- Given problem: The lines to extract run from the first line of the material below to the line containing "const rows = years.map((yr, i)", both included; leave the pictures behind.

- Data extract:
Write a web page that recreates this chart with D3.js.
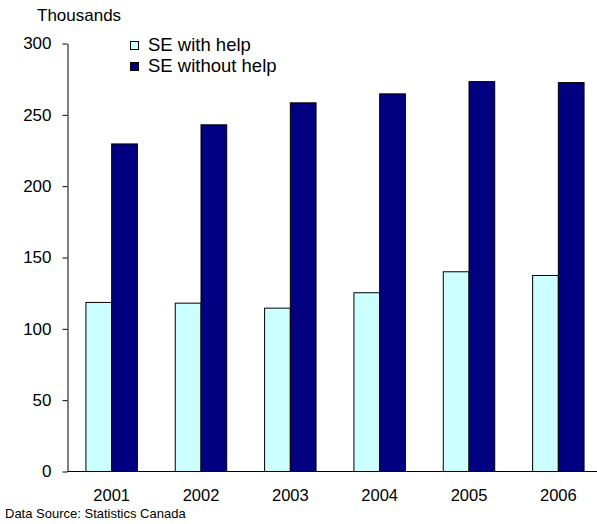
<!DOCTYPE html>
<html>
<head>
<meta charset="utf-8">
<script src="https://cdn.jsdelivr.net/npm/d3@7"></script>
<style>
  html, body { margin: 0; padding: 0; background: #fff; }
  svg { display: block; font-family: "Liberation Sans", Arial, sans-serif; }
</style>
</head>
<body>
<svg id="chart" width="597" height="524"></svg>
<script>
// Self-employment, with and without paid help (thousands)
const years = ["2001", "2002", "2003", "2004", "2005", "2006"];
const seriesNames = ["SE with help", "SE without help"];
const withHelp = [118.5, 118, 114.5, 125.3, 140, 137.4];
const withoutHelp = [229.6, 243, 258.4, 264.7, 273.3, 272.6];
const yTicks = [0, 50, 100, 150, 200, 250, 300];
const colors = ["#CCFFFF", "#000080"];

const rows = years.map((yr, i) => ({ year: yr, values: [withHelp[i], withoutHelp[i]] }));

const svg = d3.select("#chart");
const plotLeft = 67.5, plotRight = 603, plotTop = 43.5, plotBottom = 471.5;

const x0 = d3.scaleBand().domain(years).range([67, plotRight])
  .paddingInner(0.424).paddingOuter(0.212);
const x1 = d3.scaleBand().domain(seriesNames).range([0, x0.bandwidth()]);
const y = d3.scaleLinear().domain([0, 300]).range([plotBottom, plotTop]);

// Bars
const groups = svg.append("g").selectAll("g").data(rows).join("g")
  .attr("transform", d => `translate(${x0(d.year)},0)`);
groups.selectAll("rect")
  .data(d => d.values.map((v, k) => ({ key: seriesNames[k], value: v, k })))
  .join("rect")
  .attr("x", d => x1(d.key))
  .attr("y", d => y(d.value))
  .attr("width", x1.bandwidth())
  .attr("height", d => y(0) - y(d.value))
  .attr("fill", d => colors[d.k])
  .attr("stroke", "#000")
  .attr("stroke-width", 1);

// Y axis
const yAxis = svg.append("g")
  .attr("transform", `translate(${plotLeft},0)`)
  .call(d3.axisLeft(y).tickValues(yTicks).tickSize(5).tickPadding(11).tickSizeOuter(0));
yAxis.select(".domain").attr("stroke", "#000");
yAxis.selectAll(".tick line").attr("stroke", "#000");
yAxis.selectAll(".tick text")
  .attr("font-size", 17).attr("fill", "#000")
  .attr("font-family", "'Liberation Sans', Arial, sans-serif");

// X axis (baseline only, labels below)
const xAxis = svg.append("g")
  .attr("transform", `translate(0,${plotBottom})`)
  .call(d3.axisBottom(x0).tickSize(0).tickPadding(18).tickSizeOuter(0));
xAxis.select(".domain").attr("stroke", "#000").attr("d", `M${plotLeft},0H${plotRight}`);
xAxis.selectAll(".tick text")
  .attr("font-size", 16.5).attr("fill", "#000")
  .attr("font-family", "'Liberation Sans', Arial, sans-serif");

// Unit label
svg.append("text").attr("x", 37).attr("y", 21)
  .attr("font-size", 17).attr("fill", "#000").text("Thousands");

// Legend
const legend = svg.append("g").selectAll("g").data(seriesNames).join("g")
  .attr("transform", (d, i) => `translate(130,${41 + i * 21})`);
legend.append("rect")
  .attr("x", 0.5).attr("y", 0.5).attr("width", 8).attr("height", 8)
  .attr("fill", (d, i) => colors[i]).attr("stroke", "#000").attr("stroke-width", 1);
legend.append("text")
  .attr("x", 18).attr("y", 10)
  .attr("font-size", 18.5).attr("fill", "#000").text(d => d);

// Source note
svg.append("text").attr("x", 5).attr("y", 518)
  .attr("font-size", 13).attr("fill", "#000").text("Data Source: Statistics Canada");
</script>
</body>
</html>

- Worked solution:
Write a web page that recreates this chart with D3.js.
<!DOCTYPE html>
<html>
<head>
<meta charset="utf-8">
<script src="https://cdn.jsdelivr.net/npm/d3@7"></script>
<style>
  html, body { margin: 0; padding: 0; background: #fff; }
  svg { display: block; font-family: "Liberation Sans", Arial, sans-serif; }
</style>
</head>
<body>
<svg id="chart" width="597" height="524"></svg>
<script>
// Self-employment, with and without paid help (thousands)
const years = ["2001", "2002", "2003", "2004", "2005", "2006"];
const seriesNames = ["SE with help", "SE without help"];
const withHelp = [118.5, 118, 114.5, 125.3, 140, 137.4];
const withoutHelp = [229.6, 243, 258.4, 264.7, 273.3, 272.6];
const yTicks = [0, 50, 100, 150, 200, 250, 300];
const colors = ["#CCFFFF", "#000080"];

const rows = years.map((yr, i) => ({ year: yr, values: [withHelp[i], withoutHelp[i]] }));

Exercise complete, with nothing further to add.